From now until the 2019 NFL Draft takes place, we hope to showcase as many prospects as possible and examine both their strengths and weaknesses. Most of these profiles will feature individuals that the Pittsburgh Steelers are likely to have an interest in, while a few others will be top-ranked players. If there is a player you would like us to analyze, let us know in the comments below.
#87 Dax Raymond/TE/6’5 250 lbs
- Versatile, can play in line, H-back or out wide
- Flashes good hands from time to time
- Understands zone coverages, knows where to sit in the zone with hot reads
- Physical blocker, plays with a mean streak
- Route running is smooth for a tight end
- Capable of improvising when the play breaks down
- Crazy speed for a tight end
- Powers through his run blocks
- Age, redshirted one season and also missed two years due to personal reasons
- Hands could be a bit more consistent when high pointing the football
- Could hold blocks longer at times
- 2018: 27 receptions for 345 yards and two touchdowns
- Career: 72 receptions for 873 yards and three touchdowns
- Honorable Mention for All Mountain West in 2017
- Had a four-game streak of five catches or more in 2017
- 28 of 41 receptions in 2017 went for a first down
- Served a two-year LDS Church mission in Russia
A tight end really?
It may seem odd that out of all the possible prospects at hand, I have chosen a tight end from Utah State to begin my draft profiles with. You might even be asking why you should even care about a tight end. I promise though, that if you bare with me, you will not only come away impressed but you will also leave caring substantially about Utah State tight end Drax Raymond.
The NFL as we know it today is all about matchups and versatility. You will not find more importance in the match-up aspect than at the tight end position. A modern-day tight end has to not only be able to block as both a run blocker and pass protector but must also be able to be an effective receiving threat against linebackers, cornerbacks and safeties. Raymond fits the bill on all these requirements.
Whether it be as an in-line tight end, an H-back or split out wide, Raymond shows comfortability and success in all three alignments.
Starting off with the traditional in line tight end role and also a play the Pittsburgh Steelers run from time to time – the tight end screen. Raymond begins on the left side of the offensive line, slips behind his blockers and is off to the races from there. The Utah State tight end showcases his elite speed, which may be tops of the tight end class and heads to the endzone for a 30-yard catch and run. Raymond is not only showing first gear speed here but also second level burst as he blows by everyone, that alone leaves his ceiling high when it comes to his yards after the catch ability.

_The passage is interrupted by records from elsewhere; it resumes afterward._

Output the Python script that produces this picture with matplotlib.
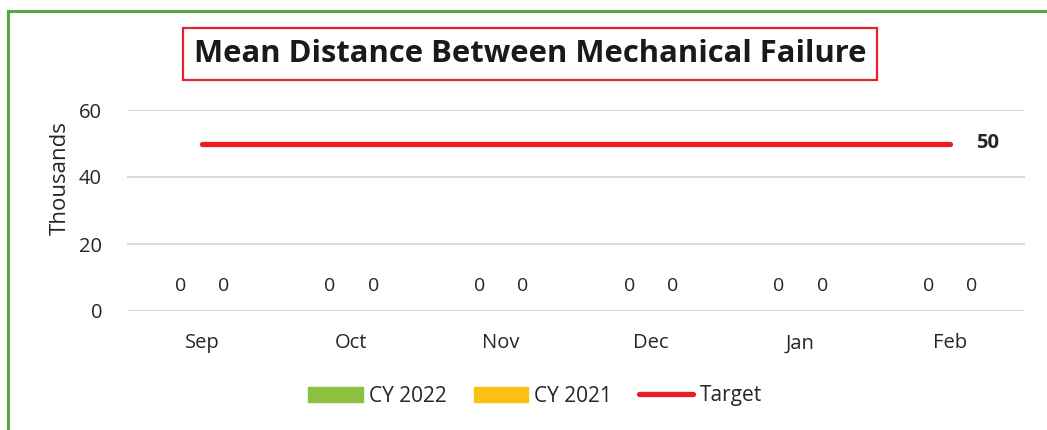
import matplotlib.pyplot as plt
from matplotlib.patches import Patch
from matplotlib.lines import Line2D
import numpy as np

# data
months = ['Sep', 'Oct', 'Nov', 'Dec', 'Jan', 'Feb']
cy2022 = [0, 0, 0, 0, 0, 0]
cy2021 = [0, 0, 0, 0, 0, 0]
target = [50, 50, 50, 50, 50, 50]

green = '#8cc13f'
yellow = '#fdbf14'
red = '#ed1c24'

plt.rcParams['font.family'] = ['Open Sans', 'DejaVu Sans']

fig = plt.figure(figsize=(10.47, 4.30), dpi=100)
ax = fig.add_axes([127 / 1047, 1 - 311 / 430, 898 / 1047, 201 / 430])

x = np.arange(len(months))
w = 0.29
ax.bar(x - w / 2, cy2022, w, color=green)
ax.bar(x + w / 2, cy2021, w, color=yellow)
ax.plot(x, target, color=red, lw=3.8, solid_capstyle='round')

for i in range(len(months)):
    ax.annotate(str(cy2022[i]), (x[i] - w / 2, cy2022[i]), xytext=(0, 18),
                textcoords='offset points', ha='center', va='center',
                fontsize=14, color='#262626')
    ax.annotate(str(cy2021[i]), (x[i] + w / 2, cy2021[i]), xytext=(0, 18),
                textcoords='offset points', ha='center', va='center',
                fontsize=14, color='#262626')
ax.annotate(str(target[-1]), (x[-1], target[-1]), xytext=(27, 0),
            textcoords='offset points', ha='center', va='center',
            fontsize=14.5, fontweight='bold', color='#262626')

ax.set_xlim(-0.5, len(months) - 0.5)
ax.set_ylim(0, 60)
ax.set_yticks([0, 20, 40, 60])
ax.set_xticks(x)
ax.set_xticklabels(months)
ax.tick_params(axis='both', length=0, labelsize=14.5, colors='#262626')
ax.tick_params(axis='x', pad=16)
ax.tick_params(axis='y', pad=18)
ax.grid(axis='y', color='#d9d9d9', lw=1.3)
ax.set_axisbelow(True)
for s in ax.spines.values():
    s.set_visible(False)
ax.set_ylabel('Thousands', fontsize=16, color='#262626')
ax.yaxis.set_label_coords(-0.0625, 0.66)

fig.text(530 / 1047, 1 - 54 / 430, 'Mean Distance Between Mechanical Failure',
         ha='center', va='center', fontsize=22.3, fontweight='bold', color='#1a1a1a',
         bbox=dict(boxstyle='square,pad=0.34', fc='white', ec='#e8202a', lw=1.6))

handles = [Patch(color=green, label='CY 2022'),
           Patch(color=yellow, label='CY 2021'),
           Line2D([0], [0], color=red, lw=3.8, solid_capstyle='round', label='Target')]
fig.legend(handles=handles, loc='center', bbox_to_anchor=(535 / 1047, 1 - 396 / 430),
           ncol=3, frameon=False, fontsize=15, handlelength=2.6, handleheight=0.75,
           handletextpad=0.3, columnspacing=1.3, labelcolor='#262626')

# green frame (left and top edges visible)
fig.add_artist(Line2D([8 / 1047, 8 / 1047], [0, 1 - 11 / 430], color='#55a846', lw=2.2,
                      transform=fig.transFigure))
fig.add_artist(Line2D([8 / 1047, 1], [1 - 11 / 430, 1 - 11 / 430], color='#55a846', lw=2.2,
                      transform=fig.transFigure))

plt.savefig('out.png', dpi=100)
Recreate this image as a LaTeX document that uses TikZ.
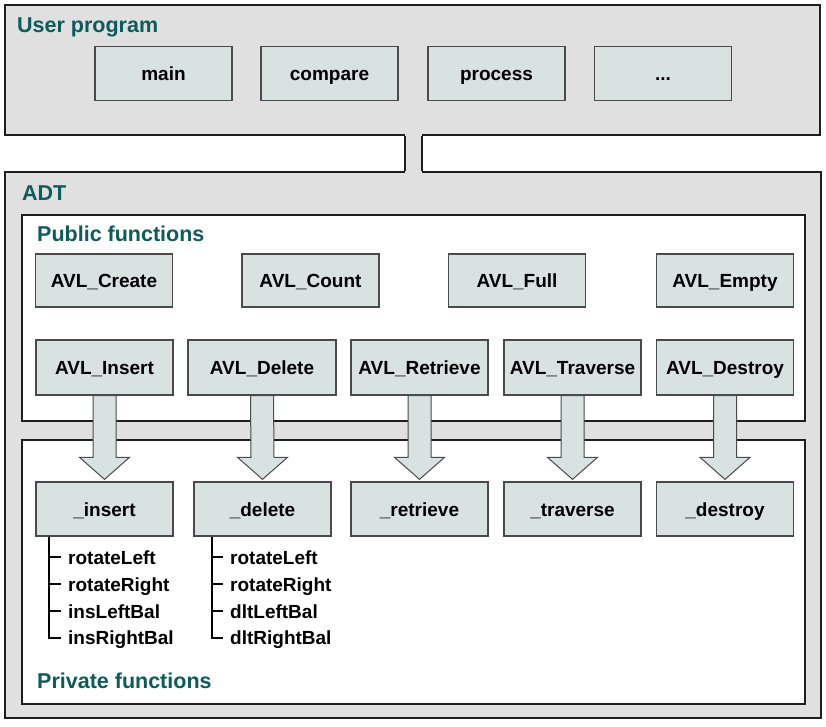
\documentclass[tikz,border=0pt]{standalone}
\usepackage{fontspec}
\setmainfont{Liberation Sans}
\usetikzlibrary{calc,positioning}
\definecolor{adtgray}{HTML}{E0E0E0}
\definecolor{fnfill}{HTML}{D8E2E0}
\definecolor{headteal}{HTML}{0E5B5B}
\definecolor{boxdark}{HTML}{1E1E1E}
\definecolor{fnedge}{HTML}{4A4A4A}
\tikzset{
  areabox/.style={
    draw=boxdark,
    line width=2.4pt,
    inner sep=0pt
  },
  graybox/.style={
    areabox,
    fill=adtgray
  },
  whitebox/.style={
    areabox,
    fill=white
  },
  fnbox/.style={
    draw=fnedge,
    fill=fnfill,
    line width=1.3pt,
    minimum width=137pt,
    minimum height=54pt,
    inner sep=0pt,
    text height=16.5pt,
    text depth=2pt,
    font=\bfseries\fontsize{19}{22}\selectfont
  },
  heading/.style={
    anchor=base west,
    inner sep=0pt,
    text=headteal,
    font=\bfseries\fontsize{21.5}{24}\selectfont
  },
  helper/.style={
    text width=120pt,
    align=left,
    inner xsep=7pt,
    inner ysep=0pt,
    text height=16.5pt,
    text depth=2pt,
    minimum height=26.5pt,
    font=\bfseries\fontsize{19}{22}\selectfont
  },
  treeline/.style={
    draw=black,
    line width=2.2pt
  },
  fatarrow/.style={
    draw=fnedge,
    fill=fnfill,
    line width=1pt,
    line join=miter
  }
}
\begin{document}
\begin{tikzpicture}[x=1pt,y=-1pt]
    \useasboundingbox (0,0) rectangle (826,726);

    % areas
    \node[graybox, minimum width=815pt, minimum height=130pt] (user) at (412.5,70) {};
    \node[graybox, minimum width=816pt, minimum height=546pt] (adt) at (413,445) {};
    \node[whitebox, minimum width=783pt, minimum height=206pt] (public) at (413.5,318) {};
    \node[whitebox, minimum width=783pt, minimum height=264pt] (private) at (413.5,572) {};

    % pipe between user program and ADT
    \fill[adtgray] ($(user.south)+(-7.5,-2)$) rectangle ($(user.south |- adt.north)+(9.5,2)$);
    \draw[areabox] ([xshift=-7.5pt]user.south) -- ([xshift=-7.5pt]user.south |- adt.north);
    \draw[areabox] ([xshift=9.5pt]user.south) -- ([xshift=9.5pt]user.south |- adt.north);

    \node[heading] (tuser) at (17,32) {User program};
    \node[heading] (tadt) at (22,200) {ADT};
    \node[heading] (tpublic) at (37,241) {Public functions};
    \node[heading] (tprivate) at (37,688) {Private functions};

    % user program
    \node[fnbox] (main) at (163.5,73.5) {main};
    \node[fnbox] (compare) at (329.5,73.5) {compare};
    \node[fnbox] (process) at (496.5,73.5) {process};
    \node[fnbox] (more) at (663,73.5) {...};

    % public functions
    \node[fnbox, minimum height=53pt] (pcre) at (104,280.5) {AVL\_Create};
    \node[fnbox, minimum height=53pt] (pcnt) at (310.5,280.5) {AVL\_Count};
    \node[fnbox, minimum height=53pt] (pful) at (517,280.5) {AVL\_Full};
    \node[fnbox, minimum height=53pt] (pemp) at (725,280.5) {AVL\_Empty};

    \node[fnbox, minimum height=55pt] (pins) at (104.5,367.5) {AVL\_Insert};
    \node[fnbox, minimum height=55pt, minimum width=148pt] (pdel) at (262,367.5) {AVL\_Delete};
    \node[fnbox, minimum height=55pt] (pret) at (419.5,367.5) {AVL\_Retrieve};
    \node[fnbox, minimum height=55pt] (ptra) at (572.5,367.5) {AVL\_Traverse};
    \node[fnbox, minimum height=55pt] (pdes) at (725,367.5) {AVL\_Destroy};

    % private functions
    \node[fnbox] (ins) at (104.5,509) {\_insert};
    \node[fnbox] (del) at (262.5,509) {\_delete};
    \node[fnbox] (ret) at (419.5,509) {\_retrieve};
    \node[fnbox] (tra) at (572.5,509) {\_traverse};
    \node[fnbox] (des) at (725,509) {\_destroy};

    \foreach \src/\dst in {pins/ins,pdel/del,pret/ret,ptra/tra,pdes/des}{
        \draw[fatarrow] ([xshift=-11.5pt]\src.south)
            -- ([xshift=-11.5pt,yshift=24pt]\dst.north)
            -- ([xshift=-25pt,yshift=24pt]\dst.north)
            -- ([yshift=2pt]\dst.north)
            -- ([xshift=25pt,yshift=24pt]\dst.north)
            -- ([xshift=11.5pt,yshift=24pt]\dst.north)
            -- ([xshift=11.5pt]\src.south) -- cycle;
    }

    % helpers of _insert
    \node[helper, anchor=west] (ir1) at (61,557) {rotateLeft};
    \node[helper, below=0pt of ir1] (ir2) {rotateRight};
    \node[helper, below=0pt of ir2] (ir3) {insLeftBal};
    \node[helper, below=0pt of ir3] (ir4) {insRightBal};
    \foreach \n in {ir1,ir2,ir3,ir4}
        \draw[treeline] ([xshift=14pt]ins.south west) |- (\n.west);

    % helpers of _delete
    \node[helper, anchor=west] (dr1) at (223,557) {rotateLeft};
    \node[helper, below=0pt of dr1] (dr2) {rotateRight};
    \node[helper, below=0pt of dr2] (dr3) {dltLeftBal};
    \node[helper, below=0pt of dr3] (dr4) {dltRightBal};
    \foreach \n in {dr1,dr2,dr3,dr4}
        \draw[treeline] ([xshift=19pt]del.south west) |- (\n.west);
\end{tikzpicture}
\end{document}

He can catch from the formation and Raymond is also more than capable of delivering a block from the formation as well. Lined up beside the right tackle, the Utah State tight end chips in on a block and drives the Michigan State defender backwards, paving the way for an easy touchdown. Here is just one of the many examples of the versatility I spoke about earlier.
Where tight ends are getting all the glamor for their play in today’s NFL is their play out wide. Well, at 6’5 and 250 pounds, Raymond is a nightmare to cover out wide as he is just too big of a mismatch for defenses to cover. On the play above, he is going up against a zone coverage but he shows good ability to find the soft spot and is able to reel in a high throw for a huge first down. He has good hands, though they will need to be more consistent as he also had a few high point drops sprinkled over his tapes.

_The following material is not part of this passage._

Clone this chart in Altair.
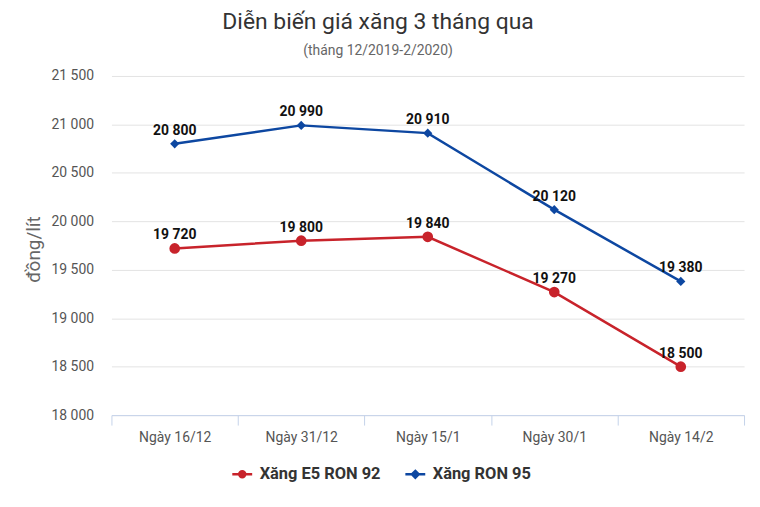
import altair as alt
import pandas as pd

dates = ["Ngày 16/12", "Ngày 31/12", "Ngày 15/1", "Ngày 30/1", "Ngày 14/2"]
series_names = ["Xăng E5 RON 92", "Xăng RON 95"]
e5_ron92 = [19720, 19800, 19840, 19270, 18500]
ron95 = [20800, 20990, 20910, 20120, 19380]
colors = ["#c8232b", "#0d47a1"]

rows = []
for d, v in zip(dates, e5_ron92):
    rows.append({"date": d, "series": series_names[0], "value": v})
for d, v in zip(dates, ron95):
    rows.append({"date": d, "series": series_names[1], "value": v})
df = pd.DataFrame(rows)

FONT = "Roboto"


def circles(radii):
    return " ".join(
        f"M{-r},0A{r},{r} 0 1,1 {r},0A{r},{r} 0 1,1 {-r},0Z" for r in radii)


def diamonds(radii):
    return " ".join(f"M0,{-r}L{r},0L0,{r}L{-r},0Z" for r in radii)


# legend glyphs: a short line with a marker in its middle
legend_circle = "M-1,0L1,0 " + circles([0.06, 0.18, 0.3])
legend_diamond = "M-1,0L1,0 " + diamonds([0.08, 0.22, 0.34])

legend_spec = alt.Legend(title=None, orient="none", direction="horizontal",
                         legendX=120, legendY=389,
                         labelFont=FONT, labelFontSize=16.5,
                         labelFontWeight="bold", labelColor="#333333",
                         labelOffset=6, symbolSize=400, columnPadding=19,
                         symbolStrokeWidth=2.5, symbolOpacity=1,
                         symbolFillColor="transparent")

x_enc = alt.X("date:N", sort=dates, title=None,
              scale=alt.Scale(paddingInner=0, paddingOuter=0),
              axis=alt.Axis(labelAngle=0, labelFont=FONT, labelFontSize=14,
                            labelColor="#555555", labelPadding=6,
                            domainColor="#c5d3ea", tickColor="#c5d3ea",
                            tickSize=10, tickBand="extent", grid=False))
y_enc = alt.Y("value:Q", title="đồng/lít",
              scale=alt.Scale(domain=[18000, 21500], nice=False, zero=False),
              axis=alt.Axis(values=[18000, 18500, 19000, 19500, 20000, 20500, 21000, 21500],
                            labelExpr="replace(format(datum.value, ','), ',', ' ')",
                            labelFont=FONT, labelFontSize=14, labelColor="#555555",
                            labelPadding=18, domain=False, ticks=False,
                            gridColor="#e3e3e3", gridWidth=1,
                            titleFont=FONT, titleFontSize=19, titleFontWeight="normal",
                            titleColor="#666666", titleAngle=-90,
                            titleX=-68, titleY=174))
color_enc = alt.Color("series:N", sort=series_names,
                      scale=alt.Scale(domain=series_names, range=colors),
                      legend=legend_spec)
shape_enc = alt.Shape("series:N", sort=series_names,
                      scale=alt.Scale(domain=series_names,
                                      range=[legend_circle, legend_diamond]),
                      legend=legend_spec)

base = alt.Chart(df).encode(x=x_enc, y=y_enc)

lines = base.mark_line(strokeWidth=2.5).encode(color=color_enc)
red_points = base.transform_filter(alt.datum.series == series_names[0]).mark_point(
    shape="circle", filled=True, opacity=1, size=115).encode(color=color_enc)
blue_points = base.transform_filter(alt.datum.series == series_names[1]).mark_point(
    shape="diamond", filled=True, opacity=1, size=85).encode(color=color_enc)
legend_layer = base.mark_point(filled=False, opacity=0, size=400).encode(
    color=color_enc, shape=shape_enc)
labels = base.transform_calculate(
    lbl="replace(format(datum.value, ','), ',', ' ')"
).mark_text(dy=-13, font=FONT, fontSize=14, fontWeight="bold",
            color="#111111").encode(text="lbl:N")

chart = alt.layer(lines, red_points, blue_points, legend_layer, labels).properties(
    width=636, height=341,
    autosize=alt.AutoSizeParams(type="none"),
    padding={"left": 104, "top": 67, "right": 8, "bottom": 83},
    title=alt.TitleParams(
        text="Diễn biến giá xăng 3 tháng qua",
        subtitle="(tháng 12/2019-2/2020)",
        font=FONT, fontSize=23, fontWeight="normal", color="#333333",
        subtitleFont=FONT, subtitleFontSize=14, subtitleColor="#666666",
        subtitlePadding=10, anchor="middle", dx=-50, offset=11),
).configure_view(stroke=None)

chart.save("out.html", embed_options={"renderer": "svg", "actions": False})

There is a huge reason why 28 of Dax’s 41 receptions in 2017 went for first downs. His football IQ is just off the charts when it comes to recognizing zone coverage and immediately getting his head to the quarterback when he finds the soft spot. He does it again above, turning his head back to the pocket as the defender lined up across from him heads toward the flat.
Let’s not forget the H-back position where Raymond also showed comfortability and success during his time at Utah State. The play breaks down here but focus on #87 who stays on his toes and ends up delivering a crushing block to the San Jose State defender. Once again, this is a combination of his football IQ and mean streak showing its value.

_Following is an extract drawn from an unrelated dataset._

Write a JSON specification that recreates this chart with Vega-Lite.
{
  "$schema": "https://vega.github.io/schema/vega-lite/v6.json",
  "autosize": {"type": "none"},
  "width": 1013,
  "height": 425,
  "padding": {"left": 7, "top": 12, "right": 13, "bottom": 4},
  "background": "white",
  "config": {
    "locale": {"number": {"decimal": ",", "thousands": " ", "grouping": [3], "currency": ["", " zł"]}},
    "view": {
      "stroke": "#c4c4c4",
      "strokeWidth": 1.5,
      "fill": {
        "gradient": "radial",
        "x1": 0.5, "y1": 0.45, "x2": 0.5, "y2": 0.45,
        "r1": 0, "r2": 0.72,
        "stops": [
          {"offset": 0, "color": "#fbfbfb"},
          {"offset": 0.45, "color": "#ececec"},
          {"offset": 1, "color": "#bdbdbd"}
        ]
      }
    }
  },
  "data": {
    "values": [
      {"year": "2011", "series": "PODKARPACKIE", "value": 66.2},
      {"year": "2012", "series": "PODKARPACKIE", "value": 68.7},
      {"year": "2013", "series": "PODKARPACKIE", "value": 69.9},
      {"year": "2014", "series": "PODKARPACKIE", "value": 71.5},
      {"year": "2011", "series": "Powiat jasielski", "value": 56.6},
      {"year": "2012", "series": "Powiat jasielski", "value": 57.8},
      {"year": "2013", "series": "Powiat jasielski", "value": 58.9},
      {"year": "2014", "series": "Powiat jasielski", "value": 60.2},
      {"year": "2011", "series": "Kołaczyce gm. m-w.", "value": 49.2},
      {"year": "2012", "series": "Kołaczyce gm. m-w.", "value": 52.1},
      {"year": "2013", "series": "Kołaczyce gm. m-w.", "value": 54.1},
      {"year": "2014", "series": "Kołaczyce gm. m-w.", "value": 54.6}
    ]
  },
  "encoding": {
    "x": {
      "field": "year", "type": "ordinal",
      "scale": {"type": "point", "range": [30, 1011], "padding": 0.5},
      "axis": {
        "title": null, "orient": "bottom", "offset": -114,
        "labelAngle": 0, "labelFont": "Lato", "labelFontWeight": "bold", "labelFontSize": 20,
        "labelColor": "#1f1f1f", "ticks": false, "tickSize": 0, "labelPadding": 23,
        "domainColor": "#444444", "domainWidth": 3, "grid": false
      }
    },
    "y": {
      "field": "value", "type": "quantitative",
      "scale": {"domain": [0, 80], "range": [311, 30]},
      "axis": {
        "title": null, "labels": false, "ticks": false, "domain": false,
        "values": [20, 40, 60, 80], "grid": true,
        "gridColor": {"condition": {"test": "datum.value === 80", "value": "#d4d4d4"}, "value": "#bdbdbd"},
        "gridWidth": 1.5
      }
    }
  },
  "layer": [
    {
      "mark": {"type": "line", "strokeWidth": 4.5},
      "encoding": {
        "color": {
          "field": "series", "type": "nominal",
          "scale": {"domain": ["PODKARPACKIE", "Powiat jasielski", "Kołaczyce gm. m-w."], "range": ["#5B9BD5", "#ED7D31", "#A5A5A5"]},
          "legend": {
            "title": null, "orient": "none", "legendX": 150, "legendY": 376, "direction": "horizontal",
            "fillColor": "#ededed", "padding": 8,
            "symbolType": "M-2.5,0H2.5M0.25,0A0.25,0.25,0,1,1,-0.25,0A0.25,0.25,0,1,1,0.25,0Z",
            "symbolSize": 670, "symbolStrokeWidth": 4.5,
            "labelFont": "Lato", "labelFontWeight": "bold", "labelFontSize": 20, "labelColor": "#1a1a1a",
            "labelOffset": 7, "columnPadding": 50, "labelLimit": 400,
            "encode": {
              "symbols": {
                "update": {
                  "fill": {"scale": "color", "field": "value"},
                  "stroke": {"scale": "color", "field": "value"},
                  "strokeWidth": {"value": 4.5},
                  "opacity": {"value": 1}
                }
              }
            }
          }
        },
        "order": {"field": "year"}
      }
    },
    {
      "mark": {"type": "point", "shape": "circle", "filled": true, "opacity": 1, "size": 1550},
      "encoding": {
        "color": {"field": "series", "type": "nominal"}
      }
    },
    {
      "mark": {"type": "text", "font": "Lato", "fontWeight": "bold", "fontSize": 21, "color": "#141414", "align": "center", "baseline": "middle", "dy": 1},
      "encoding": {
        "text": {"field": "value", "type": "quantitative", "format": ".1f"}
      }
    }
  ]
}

Raymond is interesting, even intriguing as a prospect and could be one of the bigger sleeper tight ends in this year’s draft. It would come to no surprise to see him shoot up draft boards should he put on a good showing at the Senior Bowl and NFL Combine.
Will the Steelers look at tight ends during this year’s draft? Possibly, but that may ultimately depend on the future of Jesse James. Should James depart in free agency, do not be surprised to see the Steelers grab a tight end during the NFL Draft. With Vance McDonald’s injury history, the team would be foolish to not grab an adequate back up. Raymond would make sense as in that regard and should he remain on the board long enough, it would be a great move to make.